While most Taiwanese parents are awash in English fever and want their children to learn the language, members of a small Aboriginal group believe this priority is wrong and are trying to reverse the trend.
More efforts should be made to preserve languages that are less widely spoken and on the verge of disappearing, said Yiwan Buting, an elder of the Sakizaya tribe.
As a 60-year-old father to a three-year-old girl, Buting said his most important responsibility is not to look for the best English cram school in his area, but to devise ways to pass on the endangered Sakizaya language to his daughter.
“My ancestors would be greatly disappointed if the language disappears,” Buting said.
The Sakizaya, who number just 600 people, live mostly in Hualien County. They were officially recognized as Taiwan’s 13th Aboriginal tribe in 2007.
As with many of Taiwan’s indigenous people, assimilation over the past 100 years has led to a decline in the use of the Sakizaya language. This has alarmed the UN Educational, Scientific and Cultural Organization (UNESCO).

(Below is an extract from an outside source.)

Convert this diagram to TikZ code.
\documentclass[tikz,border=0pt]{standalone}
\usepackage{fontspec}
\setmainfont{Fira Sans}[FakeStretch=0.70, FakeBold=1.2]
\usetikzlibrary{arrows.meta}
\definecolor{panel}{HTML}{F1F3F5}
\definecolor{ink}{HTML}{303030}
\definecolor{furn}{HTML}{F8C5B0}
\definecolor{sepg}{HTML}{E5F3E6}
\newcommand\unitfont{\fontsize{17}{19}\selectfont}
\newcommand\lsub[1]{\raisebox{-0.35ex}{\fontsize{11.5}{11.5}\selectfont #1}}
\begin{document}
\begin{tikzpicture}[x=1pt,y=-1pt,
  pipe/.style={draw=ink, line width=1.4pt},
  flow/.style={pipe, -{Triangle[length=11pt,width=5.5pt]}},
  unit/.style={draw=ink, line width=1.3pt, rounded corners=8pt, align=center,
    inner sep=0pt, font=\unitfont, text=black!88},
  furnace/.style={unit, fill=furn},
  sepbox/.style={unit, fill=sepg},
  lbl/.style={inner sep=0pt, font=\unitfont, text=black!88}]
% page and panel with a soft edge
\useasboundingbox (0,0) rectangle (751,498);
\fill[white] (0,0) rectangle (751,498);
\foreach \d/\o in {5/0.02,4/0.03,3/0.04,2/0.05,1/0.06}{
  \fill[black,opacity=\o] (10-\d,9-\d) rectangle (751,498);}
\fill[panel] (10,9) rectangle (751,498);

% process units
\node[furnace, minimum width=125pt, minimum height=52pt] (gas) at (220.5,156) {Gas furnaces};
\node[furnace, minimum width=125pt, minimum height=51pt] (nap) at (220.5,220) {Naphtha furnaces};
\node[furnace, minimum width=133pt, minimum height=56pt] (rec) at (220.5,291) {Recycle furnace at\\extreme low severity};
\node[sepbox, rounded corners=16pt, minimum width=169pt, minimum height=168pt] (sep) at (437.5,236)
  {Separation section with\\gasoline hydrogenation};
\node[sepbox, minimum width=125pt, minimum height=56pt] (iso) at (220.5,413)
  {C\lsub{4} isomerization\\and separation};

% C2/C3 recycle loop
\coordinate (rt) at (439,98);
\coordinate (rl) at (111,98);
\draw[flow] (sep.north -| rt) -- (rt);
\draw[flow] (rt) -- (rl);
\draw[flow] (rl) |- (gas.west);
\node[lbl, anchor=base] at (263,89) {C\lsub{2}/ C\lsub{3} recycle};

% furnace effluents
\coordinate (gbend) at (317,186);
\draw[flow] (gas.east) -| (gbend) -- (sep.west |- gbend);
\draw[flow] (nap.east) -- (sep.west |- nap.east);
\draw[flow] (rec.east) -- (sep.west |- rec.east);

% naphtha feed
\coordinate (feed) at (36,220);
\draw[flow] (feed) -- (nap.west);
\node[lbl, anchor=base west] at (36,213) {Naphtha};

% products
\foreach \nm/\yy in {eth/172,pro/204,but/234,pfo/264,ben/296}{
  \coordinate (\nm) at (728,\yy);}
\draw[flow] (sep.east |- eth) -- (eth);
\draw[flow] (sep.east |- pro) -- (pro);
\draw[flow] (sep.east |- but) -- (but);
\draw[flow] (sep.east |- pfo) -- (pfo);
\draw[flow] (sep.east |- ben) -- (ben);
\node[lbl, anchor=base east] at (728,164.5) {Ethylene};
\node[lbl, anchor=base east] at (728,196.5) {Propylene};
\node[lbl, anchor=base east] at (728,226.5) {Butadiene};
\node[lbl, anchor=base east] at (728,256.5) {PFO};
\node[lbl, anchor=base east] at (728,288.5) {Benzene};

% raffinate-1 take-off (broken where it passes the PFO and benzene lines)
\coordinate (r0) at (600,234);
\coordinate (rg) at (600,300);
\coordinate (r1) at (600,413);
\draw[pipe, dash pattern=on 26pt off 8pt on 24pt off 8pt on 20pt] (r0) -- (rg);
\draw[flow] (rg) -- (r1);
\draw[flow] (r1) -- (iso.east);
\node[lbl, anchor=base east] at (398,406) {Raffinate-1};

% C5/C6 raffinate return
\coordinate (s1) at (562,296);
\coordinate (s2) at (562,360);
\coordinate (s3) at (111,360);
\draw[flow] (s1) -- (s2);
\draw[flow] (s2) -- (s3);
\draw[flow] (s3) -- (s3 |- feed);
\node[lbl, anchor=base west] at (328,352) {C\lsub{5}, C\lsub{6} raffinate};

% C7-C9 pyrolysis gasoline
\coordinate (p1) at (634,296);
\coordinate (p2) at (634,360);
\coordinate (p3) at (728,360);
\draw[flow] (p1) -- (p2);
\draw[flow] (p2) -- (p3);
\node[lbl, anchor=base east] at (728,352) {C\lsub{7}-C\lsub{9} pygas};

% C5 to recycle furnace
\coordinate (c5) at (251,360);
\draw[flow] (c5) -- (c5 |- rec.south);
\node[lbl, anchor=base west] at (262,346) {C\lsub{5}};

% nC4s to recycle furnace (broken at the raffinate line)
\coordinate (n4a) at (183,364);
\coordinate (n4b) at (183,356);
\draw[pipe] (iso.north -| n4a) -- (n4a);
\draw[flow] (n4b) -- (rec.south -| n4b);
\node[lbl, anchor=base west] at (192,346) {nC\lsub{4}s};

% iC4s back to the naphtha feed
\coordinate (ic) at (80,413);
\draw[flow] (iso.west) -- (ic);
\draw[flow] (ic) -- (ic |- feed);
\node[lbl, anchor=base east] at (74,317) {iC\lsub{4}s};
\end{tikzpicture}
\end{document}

In 2009, the body said only 20 people spoke the language and listed it as “critically endangered.”
“There are still people who use Sakizaya, but the problem is that they are very old and are dying,” said Buting, who quit his counseling job at the local church a year ago to teach the tribe’s language to elementary-school children.
“Without a language, there will be no culture. And without a culture, we will be wiped out,” he said.
To keep the Sakizaya spirit alive, Buting joined a new project aimed at passing on the language and preserving the culture in the family.
In the project’s initial stage, five sets of parents, including Buting, will be trained to create an environment friendly to language-learning at home, including the hanging of posters, according to the Council of Indigenous Peoples.
Toko Sayion, the council official who created the project, said the program’s goal is to “turn parents into teachers.”
The scheme is expected to not only increase children’s chances of practicing their native language, but also to reduce the need to hire and pay professional teachers for after-class lessons, he said.
Other projects under way include the collection and study of historical information about tribal elders, mythologies and songs. Young volunteers are also being recruited to participate in various language preservation events.
"If we don’t start taking this seriously, we could be left with nothing in the end," Buting said, urging parents with ethnic minority origins to shoulder the responsibility of culture preservation.
Asked the secret to language learning, Buting, who picked up Sakizaya from his illiterate grandmother, said "practice makes perfect, [it’s] no secret."
Buting said that after rounds of practice his daughter can now say haymauhantu, instead of the Chinese word for goodbye — zai jian — when seeing off guests.
"We dare not think about what we can achieve through this, but at least we know that if we don’t take action, we will never accomplish anything," Buting said.